JBS Vol 14. Num 1. 2012 - Tariff and Non-Tariff Barriers in South Asia Trade: A Bangladesh Perspective

Zaidi Sattar

After 25 years of SAARC, 15 years of SAPTA, and another 6 years of SAFTA, there is scant progress in the area of trade and investment under the regional accord umbrella. Intra-South Asia trade lagged far behind the growth of the region's trade with the rest of the world due to the persistence of substantial tariff and non-tariff barriers to trade in the region, thereby impeding growth of trade and investment despite efforts at regional cooperation. Though tariffs have come down in all the countries, they are still high compared to other major regions of the world, thus presenting the first barrier to economic integration. Realizing that South Asian countries had some of the highest tariffs globally - something that was surely hurting intra-regional trade- the leaders agreed to scale down these tariffs on an accelerated schedule under the auspices of SAFTA in order to improve market access.
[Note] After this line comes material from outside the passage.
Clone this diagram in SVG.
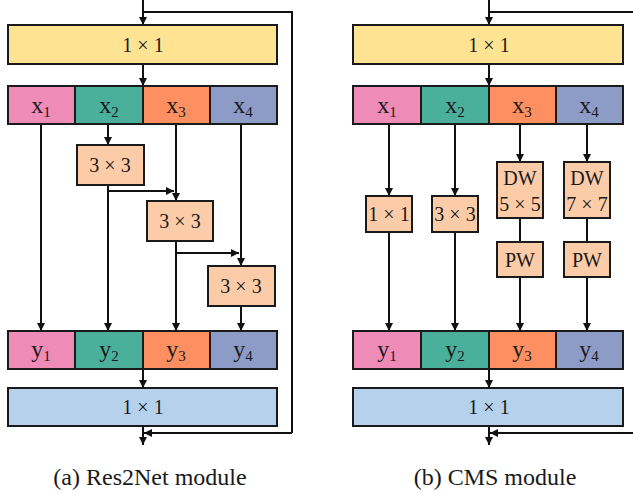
<svg xmlns="http://www.w3.org/2000/svg" width="633" height="494" viewBox="0 0 633 494">
<defs>
<marker id="arr" viewBox="0 0 10 10" refX="10" refY="5" markerWidth="8" markerHeight="8" orient="auto" markerUnits="userSpaceOnUse">
<path d="M0,0 L10,5 L0,10 Z" fill="#111"/>
</marker>
<style>
.box{stroke:#1a1a1a;stroke-width:2}
.yel{fill:#FDE392}
.pink{fill:#EE8BB7}
.teal{fill:#4BB09B}
.org{fill:#FD8F60}
.pur{fill:#8D9CC7}
.peach{fill:#FCCCA9}
.lb{fill:#B5D1EB}
.t{font-family:"Liberation Serif","Times New Roman",serif;font-size:20px;fill:#1a1a1a;text-anchor:middle}
.v{font-size:24px}
.sub{font-size:15px}
.cap{font-family:"Liberation Serif","Times New Roman",serif;font-size:24px;fill:#1a1a1a;text-anchor:middle}
.ln{stroke:#111;stroke-width:2;fill:none}
.a{marker-end:url(#arr)}
</style>
</defs>
<rect width="633" height="494" fill="#fff"/>

<g id="connectors">
<!-- left panel -->
<line class="ln a" x1="143" y1="0" x2="143" y2="25"/>
<polyline class="ln" points="143,12 292,12 292,433"/>
<line class="ln a" x1="292" y1="433" x2="144" y2="433"/>
<line class="ln a" x1="143" y1="64" x2="143" y2="86"/>
<line class="ln a" x1="41" y1="124" x2="41" y2="331"/>
<line class="ln a" x1="108" y1="124" x2="108" y2="145"/>
<line class="ln a" x1="108" y1="185" x2="108" y2="331"/>
<line class="ln a" x1="108" y1="191" x2="174" y2="191"/>
<line class="ln a" x1="176" y1="124" x2="176" y2="201"/>
<line class="ln a" x1="176" y1="241" x2="176" y2="331"/>
<line class="ln a" x1="176" y1="253" x2="239" y2="253"/>
<line class="ln a" x1="241" y1="124" x2="241" y2="266"/>
<line class="ln a" x1="241" y1="306" x2="241" y2="331"/>
<line class="ln a" x1="143" y1="369" x2="143" y2="388"/>
<line class="ln a" x1="143" y1="426" x2="143" y2="445"/>
<!-- right panel -->
<line class="ln a" x1="489" y1="0" x2="489" y2="25"/>
<line class="ln" x1="489" y1="12" x2="633" y2="12"/>
<line class="ln a" x1="633" y1="433" x2="490" y2="433"/>
<line class="ln a" x1="489" y1="64" x2="489" y2="86"/>
<line class="ln a" x1="389" y1="124" x2="389" y2="196"/>
<line class="ln a" x1="389" y1="232" x2="389" y2="331"/>
<line class="ln a" x1="455" y1="124" x2="455" y2="196"/>
<line class="ln a" x1="455" y1="232" x2="455" y2="331"/>
<line class="ln a" x1="520" y1="124" x2="520" y2="162"/>
<line class="ln" x1="520" y1="218" x2="520" y2="242"/>
<line class="ln a" x1="520" y1="277" x2="520" y2="331"/>
<line class="ln a" x1="587" y1="124" x2="587" y2="162"/>
<line class="ln" x1="587" y1="218" x2="587" y2="242"/>
<line class="ln a" x1="587" y1="277" x2="587" y2="331"/>
<line class="ln a" x1="489" y1="369" x2="489" y2="388"/>
<line class="ln a" x1="489" y1="426" x2="489" y2="445"/>
</g>

<!-- Left panel nodes -->
<g id="a-conv1">
<rect class="box yel" x="8" y="25" width="269" height="39"/>
<text class="t" x="143" y="52">1 × 1</text>
</g>
<g id="a-x">
<rect class="box pink" x="8" y="86" width="67" height="38"/>
<rect class="box teal" x="75" y="86" width="68" height="38"/>
<rect class="box org" x="143" y="86" width="67" height="38"/>
<rect class="box pur" x="210" y="86" width="67" height="38"/>
<text class="t v" x="41" y="113">x<tspan class="sub" dy="4">1</tspan></text>
<text class="t v" x="109" y="113">x<tspan class="sub" dy="4">2</tspan></text>
<text class="t v" x="176" y="113">x<tspan class="sub" dy="4">3</tspan></text>
<text class="t v" x="243" y="113">x<tspan class="sub" dy="4">4</tspan></text>
</g>
<g id="a-k1">
<rect class="box peach" x="77" y="145" width="67" height="40"/>
<text class="t" x="110" y="172">3 × 3</text>
</g>
<g id="a-k2">
<rect class="box peach" x="147" y="201" width="66" height="40"/>
<text class="t" x="180" y="228">3 × 3</text>
</g>
<g id="a-k3">
<rect class="box peach" x="208" y="266" width="67" height="40"/>
<text class="t" x="241" y="293">3 × 3</text>
</g>
<g id="a-y">
<rect class="box pink" x="8" y="331" width="67" height="38"/>
<rect class="box teal" x="75" y="331" width="68" height="38"/>
<rect class="box org" x="143" y="331" width="67" height="38"/>
<rect class="box pur" x="210" y="331" width="67" height="38"/>
<text class="t v" x="41" y="357">y<tspan class="sub" dy="4">1</tspan></text>
<text class="t v" x="109" y="357">y<tspan class="sub" dy="4">2</tspan></text>
<text class="t v" x="176" y="357">y<tspan class="sub" dy="4">3</tspan></text>
<text class="t v" x="243" y="357">y<tspan class="sub" dy="4">4</tspan></text>
</g>
<g id="a-conv2">
<rect class="box lb" x="8" y="388" width="269" height="38"/>
<text class="t" x="143" y="414">1 × 1</text>
</g>
<text class="cap" x="150" y="485">(a) Res2Net module</text>

<!-- Right panel nodes -->
<g id="b-conv1">
<rect class="box yel" x="353" y="25" width="270" height="39"/>
<text class="t" x="489" y="52">1 × 1</text>
</g>
<g id="b-x">
<rect class="box pink" x="353" y="86" width="68" height="38"/>
<rect class="box teal" x="421" y="86" width="68" height="38"/>
<rect class="box org" x="489" y="86" width="67" height="38"/>
<rect class="box pur" x="556" y="86" width="67" height="38"/>
<text class="t v" x="387" y="113">x<tspan class="sub" dy="4">1</tspan></text>
<text class="t v" x="455" y="113">x<tspan class="sub" dy="4">2</tspan></text>
<text class="t v" x="522" y="113">x<tspan class="sub" dy="4">3</tspan></text>
<text class="t v" x="589" y="113">x<tspan class="sub" dy="4">4</tspan></text>
</g>
<g id="b-c1">
<rect class="box peach" x="366" y="196" width="46" height="36"/>
<text class="t" x="389" y="221">1 × 1</text>
</g>
<g id="b-c3">
<rect class="box peach" x="432" y="196" width="46" height="36"/>
<text class="t" x="455" y="221">3 × 3</text>
</g>
<g id="b-dw5">
<rect class="box peach" x="497" y="162" width="46" height="56"/>
<text class="t" x="520" y="185">DW</text>
<text class="t" x="520" y="211">5 × 5</text>
</g>
<g id="b-dw7">
<rect class="box peach" x="564" y="162" width="46" height="56"/>
<text class="t" x="587" y="185">DW</text>
<text class="t" x="587" y="211">7 × 7</text>
</g>
<g id="b-pw1">
<rect class="box peach" x="497" y="242" width="46" height="35"/>
<text class="t" x="520" y="267">PW</text>
</g>
<g id="b-pw2">
<rect class="box peach" x="564" y="242" width="46" height="35"/>
<text class="t" x="587" y="267">PW</text>
</g>
<g id="b-y">
<rect class="box pink" x="353" y="331" width="68" height="38"/>
<rect class="box teal" x="421" y="331" width="68" height="38"/>
<rect class="box org" x="489" y="331" width="67" height="38"/>
<rect class="box pur" x="556" y="331" width="67" height="38"/>
<text class="t v" x="387" y="357">y<tspan class="sub" dy="4">1</tspan></text>
<text class="t v" x="455" y="357">y<tspan class="sub" dy="4">2</tspan></text>
<text class="t v" x="522" y="357">y<tspan class="sub" dy="4">3</tspan></text>
<text class="t v" x="589" y="357">y<tspan class="sub" dy="4">4</tspan></text>
</g>
<g id="b-conv2">
<rect class="box lb" x="353" y="388" width="270" height="38"/>
<text class="t" x="489" y="414">1 × 1</text>
</g>
<text class="cap" x="495" y="485">(b) CMS module</text>
</svg>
Though SAFTA does provide preferential access to these markets, NTBs and sensitive lists remain major impediments to smooth access to markets for competitive exports from Bangladesh. Given that the common dominant theme of national policies in the region is to accelerate growth and reduce poverty, boosting intra-regional trade could be an integral part of that strategy, which gives SAFTA the sound basis and the greatest opportunity for more tangible results in the future than has been observed in the past. This paper articulates how the key challenges need to be addressed to make SAFTA yield results.